Practical Introduction to Machine Learning
Event Information
Description
RadialPoint is hosting another community tech talk, and this time we're bringing in Pablo Duboue, who will be giving a small introduction to the very vast field of Machine Learning. The focus will be on practice rather than theory.
Abstract
I will present the main areas of the field (supervised learning, unsupervised learning, semi-supervised and reinforcement learning) and present examples and lessons learned after 14 years of applying Machine Learning to Natural Language Processing and Information Retrieval.
I will show examples using the following tool-kits:
- Weka 3 (http://www.cs.waikato.ac.nz/ml/weka/)
- Apache Mahout (http://mahout.apache.org/)
- Apache OpenNLP MaxEnt (http://maxent.sourceforge.net/about.html)
The examples will come from my previous work, in fields ranging from text mining on molecular biology [1], question answering [2], and even recent work I did for MatchFWD on clustering companies by employee migrations.

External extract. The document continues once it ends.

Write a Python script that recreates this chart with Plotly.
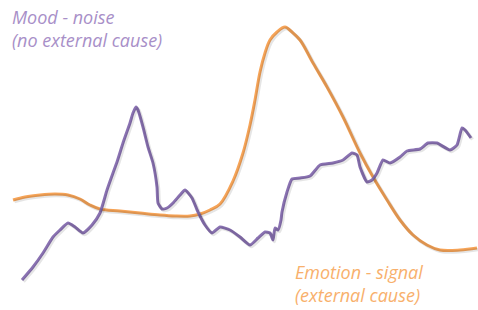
import plotly.graph_objects as go

# Emotion (signal) curve
emo_x = [13, 25, 40, 55, 68, 80, 90, 100, 120, 140, 160, 175, 190, 200, 210, 220, 233, 243, 250,
         255, 260, 265, 270, 277, 285, 292, 300, 313, 327, 343, 360, 373, 387, 400, 413, 427, 440, 460, 477]
emo_y = [200, 197, 195, 194, 195, 199, 205, 209, 211, 213, 215, 216, 216, 214, 210, 204, 181, 153, 125,
         100, 72, 53, 40, 32, 27, 32, 40, 63, 87, 117, 153, 177, 200, 220, 235, 245, 250, 250, 248]

# Mood (noise) curve
mood_x = [22, 33, 43, 53, 60, 68, 75, 83, 92, 100, 107, 113, 117, 123, 130, 133, 136, 138, 143, 148,
          153, 157, 158, 162, 167, 173, 180, 185, 192, 198, 205, 212, 220, 230, 240, 250, 258, 265,
          270, 273, 275, 278, 281, 282, 287, 292, 300, 310, 320, 333, 343, 352, 357, 360, 367, 372,
          377, 383, 390, 400, 407, 420, 428, 437, 450, 457, 462, 465, 471]
mood_y = [280, 267, 253, 237, 230, 223, 227, 233, 225, 213, 190, 173, 162, 143, 123, 113, 107, 110, 127, 147,
          163, 187, 203, 209, 208, 203, 195, 190, 198, 212, 225, 233, 227, 230, 237, 245, 238, 232,
          233, 240, 228, 230, 220, 212, 192, 179, 178, 176, 165, 163, 160, 153, 155, 167, 182, 180,
          173, 160, 163, 157, 151, 149, 143, 143, 150, 145, 128, 130, 138]

PURPLE = "#8a72b2"
ORANGE = "#f6a458"
SHADOW = "rgba(0,0,0,0.10)"

fig = go.Figure()
# soft drop shadows drawn on a slightly shifted copy of the axes
for xs, ys, sm in [(emo_x, emo_y, 1.0), (mood_x, mood_y, 0.5)]:
    fig.add_trace(go.Scatter(x=xs, y=ys, mode="lines", xaxis="x2", yaxis="y2",
                             line=dict(color=SHADOW, width=3.5, shape="spline", smoothing=sm),
                             hoverinfo="skip"))
fig.add_trace(go.Scatter(x=emo_x, y=emo_y, mode="lines",
                         line=dict(color=ORANGE, width=3, shape="spline", smoothing=1.0),
                         hoverinfo="skip"))
fig.add_trace(go.Scatter(x=mood_x, y=mood_y, mode="lines",
                         line=dict(color=PURPLE, width=3, shape="spline", smoothing=0.5),
                         hoverinfo="skip"))

fig.add_annotation(x=10, y=3, xref="x", yref="y", xanchor="left", yanchor="top",
                   text="<i>Mood - noise<br>(no external cause)</i>", showarrow=False, align="left",
                   font=dict(family="Open Sans", size=18, color="#a88fc8"))
fig.add_annotation(x=293, y=258, xref="x", yref="y", xanchor="left", yanchor="top",
                   text="<i>Emotion - signal<br>(external cause)</i>", showarrow=False, align="left",
                   font=dict(family="Open Sans", size=18, color="#f8b06c"))

fig.update_layout(width=478, height=310, margin=dict(l=0, r=0, t=0, b=0),
                  paper_bgcolor="white", plot_bgcolor="white", showlegend=False,
                  xaxis=dict(range=[0, 478], visible=False),
                  yaxis=dict(range=[310, 0], visible=False),
                  xaxis2=dict(range=[-1.5, 476.5], visible=False, overlaying="x"),
                  yaxis2=dict(range=[308.5, -1.5], visible=False, overlaying="y"))
fig.write_html("out.html", config={"displayModeBar": False},
               post_script="document.body.style.margin='0px';document.body.style.overflow='hidden';")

[1] Disambiguating proteins, genes, and RNA in text: a machine learning approach, V Hatzivassiloglou, PA Duboue, A Rzhetsky (2001), Bioinformatics 17 (suppl 1), S97-S106
[2] A framework for merging and ranking of answers in DeepQA, DC Gondek, A Lally, A Kalyanpur, JW Murdock, PA Duboue, L Zhang, Y Pan, ZM Qiu, C Welty (2012), IBM Journal of Research and Development.
The objective of this presentation is to demystify Machine Learning and to encourage the audience to incorporate Machine Learning tools and approaches into their everyday work. I will also discuss problems I have identified regarding user support for systems incorporating trained models.
About the speaker
Dr. Duboue is an independent language technologist. His work focuses on applied language technology and natural language generation. He received a Licenciatura en Computacion degree from Cordoba University (Argentina) in 1998 and M.S., M.Phil and Ph.D. degrees in Computer Science from Columbia University in the City of New York in 2001, 2003 and 2005 (dissertation title: "Indirect supervised learning of strategic generation logic"). He is passionate about improving society through language technology and splits his time between teaching, doing research and contributing to free software projects. He has taught at Cordoba University, Columbia University, Siglo21 University and has worked for IBM TJ Watson Research as a Research Staff Member. At IBM Research he helped create the Watson (TM) Question Answering system that participated in the Jeopardy! (TM) Grand Challenge.